Sweet cookie Gods! They taste. So. Good. Just 7 more, and then I promise I’ll go for a walk…to the fridge to get some milk to go with these cookies.
2. Going to the gym is scary.
Sweaty me is a me that nobody needs to see. There are parts of me that wiggle and jiggle and I’m doing others a service really by keeping my jiggly self at home. Also, it’s better not to pretend like you know how to use that weight-lifting equipment. What do you mean this leg machine isn’t for arm curls?
3. Healthy food is expensive.
Yes, I’d love to have that in gluten-free but not for $2 more. Do you know what I could do with that $2? That’s right, buy french fries.
4. Man made Netflix.
Curse every episode and movie on this site. All I ever want to do now is curl up in an over-sized sweater with hot Starbucks and watch Daryl Dixon shoot his crossbow over and over.
5. Smoothies aren’t really that awesome.
Once, I made a smoothie with spinach, peanut butter and banana and it took me two weeks to drink all 16 ounces of that vomit-colored nastiness. It was so potent; I could only handle it in small increments. Pardon me while I erase ‘body building champion’ off my bucket list.
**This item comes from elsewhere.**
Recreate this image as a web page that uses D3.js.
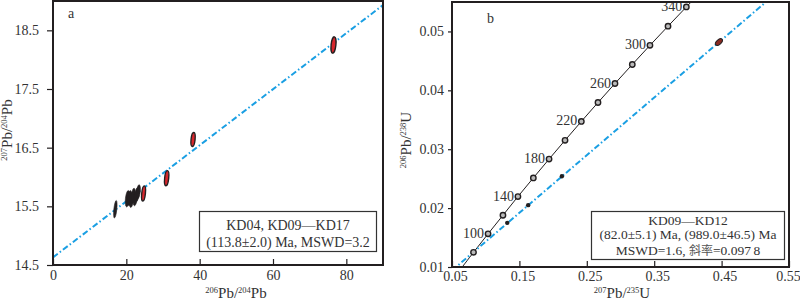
<!DOCTYPE html>
<html><head><meta charset="utf-8">
<script src="https://cdn.jsdelivr.net/npm/d3@7"></script>
<style>
html,body{margin:0;padding:0;background:#fff;}
svg{display:block;}
text{font-family:"Liberation Serif","Times New Roman",serif;fill:#333;}
</style></head>
<body>
<svg id="chart" width="800" height="303"></svg>
<script>
// ---------- Panel a data ----------
const aXTicks = [0, 20, 40, 60, 80];
const aYTicks = [14.5, 15.5, 16.5, 17.5, 18.5];
const aXDomain = [0, 90];
const aYDomain = [14.5, 19.0];
// ellipse centres (206Pb/204Pb, 207Pb/204Pb), half-axes (data units) and fill
const aPtX   = [17.0, 20.3, 20.9, 21.4, 21.9, 22.4, 22.9, 23.3, 24.7, 31.0, 38.2, 76.5];
const aPtY   = [15.45, 15.63, 15.64, 15.61, 15.68, 15.63, 15.70, 15.75, 15.72, 15.98, 16.64, 18.25];
const aPtRx  = [0.4, 0.55, 0.55, 0.55, 0.55, 0.55, 0.55, 0.5, 0.5, 0.55, 0.55, 0.65];
const aPtRy  = [0.15, 0.14, 0.13, 0.13, 0.13, 0.12, 0.12, 0.12, 0.13, 0.13, 0.12, 0.14];
const aPtRed = [false, false, false, false, false, false, false, false, true, true, true, true];
const aLineX = [0, 90];
const aLineY = [14.63, 18.93];
const aBoxLines = ["KD04, KD09\u2014KD17", "(113.8\u00b12.0) Ma, MSWD=3.2"];

// ---------- Panel b data ----------
const bXTicks = [0.05, 0.15, 0.25, 0.35, 0.45, 0.55];
const bYTicks = [0.01, 0.02, 0.03, 0.04, 0.05];
const bXDomain = [0.05, 0.55];
const bYDomain = [0.01, 0.055];
// concordia ages (Ma) and their 207Pb/235U, 206Pb/238U values
const concAge = [60, 80, 100, 120, 140, 160, 180, 200, 220, 240, 260, 280, 300, 320, 340, 360];
const conc75  = [0.0609, 0.0819, 0.1035, 0.1256, 0.1478, 0.1707, 0.1940, 0.2177, 0.2419, 0.2666, 0.2918, 0.3175, 0.3437, 0.3705, 0.3977, 0.4255];
const conc68  = [0.00935, 0.01249, 0.01563, 0.01879, 0.02196, 0.02513, 0.02832, 0.03151, 0.03472, 0.03793, 0.04116, 0.04439, 0.04764, 0.05089, 0.05416, 0.05743];
const concLabelAges = [100, 140, 180, 220, 260, 300, 340];
// discordia line end points and analysis points
const bLineX = [0.05, 0.52];
const bLineY = [0.00942, 0.05541];
const bDotX = [0.132, 0.163, 0.213];
const bDotY = [0.0175, 0.0205, 0.0254];
const bEllX = [0.446];
const bEllY = [0.0482];
const bBoxLines = ["KD09\u2014KD12", "(82.0\u00b15.1) Ma, (989.0\u00b146.5) Ma", "MSWD=1.6, "];

const svg = d3.select("#chart");
const BLUE = "#1a9fe3";
const DARK = "#231f20";
const RED = "#d7262c";

function styleAxis(g){
  g.select(".domain").remove();
  g.selectAll("line").attr("stroke",DARK).attr("stroke-width",1.2);
  g.selectAll("text").style("font-size","14px").attr("fill","#333").attr("font-family","Liberation Serif");
}
function ratioLabel(sel, sup1, el1, sup2, el2){
  sel.append("tspan").attr("baseline-shift","super").style("font-size","8.5px").text(sup1);
  sel.append("tspan").text(el1 + "/");
  sel.append("tspan").attr("baseline-shift","super").style("font-size","8.5px").text(sup2);
  sel.append("tspan").text(el2);
}

// ============ Panel a ============
const ax = d3.scaleLinear().domain(aXDomain).range([53, 383]);
const ay = d3.scaleLinear().domain(aYDomain).range([265, 1]);
const ga = svg.append("g");

ga.append("clipPath").attr("id","clipA").append("rect")
  .attr("x",53).attr("y",1).attr("width",330).attr("height",264);

ga.append("g").attr("transform","translate(0,265)")
  .call(d3.axisBottom(ax).tickValues(aXTicks).tickSizeInner(-6).tickSizeOuter(0).tickPadding(5).tickFormat(d3.format("d")))
  .call(styleAxis);
ga.append("g").attr("transform","translate(53,0)")
  .call(d3.axisLeft(ay).tickValues(aYTicks).tickSizeInner(6).tickSizeOuter(0).tickPadding(8).tickFormat(d3.format(".1f")))
  .call(styleAxis);

ga.append("line").attr("clip-path","url(#clipA)")
  .attr("x1",ax(aLineX[0])).attr("y1",ay(aLineY[0])).attr("x2",ax(aLineX[1])).attr("y2",ay(aLineY[1]))
  .attr("stroke",BLUE).attr("stroke-width",2).attr("stroke-dasharray","6,2.5,1.5,2.5");

aPtX.forEach((d,i)=>{
  const cx = ax(d), cy = ay(aPtY[i]);
  const rx = ax(aPtRx[i]) - ax(0);
  const ry = ay(aYDomain[0]) - ay(aYDomain[0] + aPtRy[i]);
  ga.append("ellipse").attr("cx",cx).attr("cy",cy).attr("rx",rx).attr("ry",ry)
    .attr("transform",`rotate(6,${cx},${cy})`)
    .attr("fill", aPtRed[i] ? RED : DARK).attr("stroke",DARK).attr("stroke-width", aPtRed[i]?1.4:0.6);
});

ga.append("rect").attr("x",53).attr("y",1).attr("width",330).attr("height",264)
  .attr("fill","none").attr("stroke",DARK).attr("stroke-width",2);

ga.append("text").attr("x",68).attr("y",18).style("font-size","14px").text("a");

ga.append("rect").attr("x",199.5).attr("y",211.5).attr("width",177).attr("height",40)
  .attr("fill","#fff").attr("stroke","#333").attr("stroke-width",1.2);
ga.append("text").attr("x",288).attr("y",230).attr("text-anchor","middle").style("font-size","14px").text(aBoxLines[0]);
ga.append("text").attr("x",288).attr("y",247).attr("text-anchor","middle").style("font-size","14px").text(aBoxLines[1]);

ratioLabel(ga.append("text").attr("x",236).attr("y",298).attr("text-anchor","middle").style("font-size","15px"),"206","Pb","204","Pb");
ratioLabel(ga.append("text").attr("transform","translate(12,130) rotate(-90)").attr("text-anchor","middle").style("font-size","15px"),"207","Pb","204","Pb");

// ============ Panel b ============
const bx = d3.scaleLinear().domain(bXDomain).range([452, 789]);
const by = d3.scaleLinear().domain(bYDomain).range([267, 2]);
const gb = svg.append("g");
gb.append("clipPath").attr("id","clipB").append("rect")
  .attr("x",452).attr("y",2).attr("width",337).attr("height",265);

gb.append("g").attr("transform","translate(0,267)")
  .call(d3.axisBottom(bx).tickValues(bXTicks).tickSizeInner(-6).tickSizeOuter(0).tickPadding(4).tickFormat(d3.format(".2f")))
  .call(styleAxis)
  .call(g=>g.selectAll("text").attr("dx", d=> d>=0.55 ? "-1" : "3"));
gb.append("g").attr("transform","translate(452,0)")
  .call(d3.axisLeft(by).tickValues(bYTicks).tickSizeInner(4).tickSizeOuter(0).tickPadding(4).tickFormat(d3.format(".2f")))
  .call(styleAxis);

const concPts = concAge.map((a,i)=>[conc75[i], conc68[i], a]);
gb.append("path").attr("clip-path","url(#clipB)")
  .attr("d", d3.line().x(d=>bx(d[0])).y(d=>by(d[1])).curve(d3.curveCatmullRom)(concPts))
  .attr("fill","none").attr("stroke",DARK).attr("stroke-width",1);

gb.append("line").attr("clip-path","url(#clipB)")
  .attr("x1",bx(bLineX[0])).attr("y1",by(bLineY[0])).attr("x2",bx(bLineX[1])).attr("y2",by(bLineY[1]))
  .attr("stroke",BLUE).attr("stroke-width",2).attr("stroke-dasharray","6,2.5,1.5,2.5");

concPts.filter(d=>d[2]>=80 && d[2]<=340).forEach(d=>{
  gb.append("circle").attr("cx",bx(d[0])).attr("cy",by(d[1])).attr("r",2.7)
    .attr("fill","#bbb").attr("stroke",DARK).attr("stroke-width",1.4);
});
concPts.filter(d=>concLabelAges.includes(d[2])).forEach(d=>{
  gb.append("text").attr("x",bx(d[0])-4).attr("y",by(d[1])+4).attr("text-anchor","end")
    .style("font-size","14px").text(d[2]);
});

bDotX.forEach((d,i)=>{
  gb.append("circle").attr("cx",bx(d)).attr("cy",by(bDotY[i])).attr("r",2.2).attr("fill",DARK);
});
bEllX.forEach((d,i)=>{
  const cx=bx(d), cy=by(bEllY[i]);
  gb.append("ellipse").attr("cx",cx).attr("cy",cy).attr("rx",4.2).attr("ry",2.3)
    .attr("transform",`rotate(-42,${cx},${cy})`).attr("fill","#8a2a22").attr("stroke",DARK).attr("stroke-width",1);
});

gb.append("rect").attr("x",452).attr("y",2).attr("width",337).attr("height",265)
  .attr("fill","none").attr("stroke",DARK).attr("stroke-width",2);

gb.append("text").attr("x",487).attr("y",23).style("font-size","14px").text("b");

gb.append("rect").attr("x",591.5).attr("y",211.5).attr("width",193).attr("height",48)
  .attr("fill","#fff").attr("stroke","#333").attr("stroke-width",1.2);
gb.append("text").attr("x",688).attr("y",224.5).attr("text-anchor","middle").style("font-size","13.5px").text(bBoxLines[0]);
gb.append("text").attr("x",688).attr("y",239).attr("text-anchor","middle").style("font-size","13.5px").text(bBoxLines[1]);
const t3 = gb.append("text").attr("x",688).attr("y",255).attr("text-anchor","middle").style("font-size","13.5px");
t3.append("tspan").text(bBoxLines[2]);
t3.append("tspan").style("font-family","'Noto Sans CJK SC'").style("font-size","12px").attr("fill","#555").text("斜率");
t3.append("tspan").text("=0.097\u20098");

ratioLabel(gb.append("text").attr("x",622).attr("y",298).attr("text-anchor","middle").style("font-size","15px"),"207","Pb","235","U");
ratioLabel(gb.append("text").attr("transform","translate(411,140) rotate(-90)").attr("text-anchor","middle").style("font-size","15px"),"206","Pb","238","U");
</script>
</body></html>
6. They make advertisements.
It never fails. I’m in the middle of eating my turkey, veggie, complex carb cuisine and a commercial for Sonic’s 25 ice cream shake flavors comes on. ½ price after 8pm! Drizzling chocolate syrup over a fluffy bed of whipped cream topped with a juicy cherry. Wait, what was I doing? Oh yeah, getting my car keys. Don’t worry Sonic, I won’t let you down.
7. We want quick results.
What do you mean I can’t get a defined abdomen in three days!? I only lost 1 pound this week!? AAAARRRGGGHHH! In a world where we can ship that cute pair of shoes overnight, why can’t I express ship me some biceps? Now that I might consider paying extra for.
8. Dining out is easier than cooking.
All I want for Christmas is a personal chef. I’ve come to the conclusion that it doesn’t matter how many times I try, I’ll never be able to properly chop tomatoes. Screw it. Subway chops them perfectly!
9. Commitment is tough.
I’ll start after this weekend…I say every Saturday. Picking a starting point is easy. Actually surviving a week of your diet/exercise routine without devouring your refrigerator? Not so simple. All it takes is a whiff of bread to make me forget how to pronounce the word salad.
10. There’s a snooze button on alarms.
And it is significantly larger and more convenient than groping your alarm to find the off switch, so it just makes sense to push snooze first. I need the extra sleep anyway. Dieting has me beat.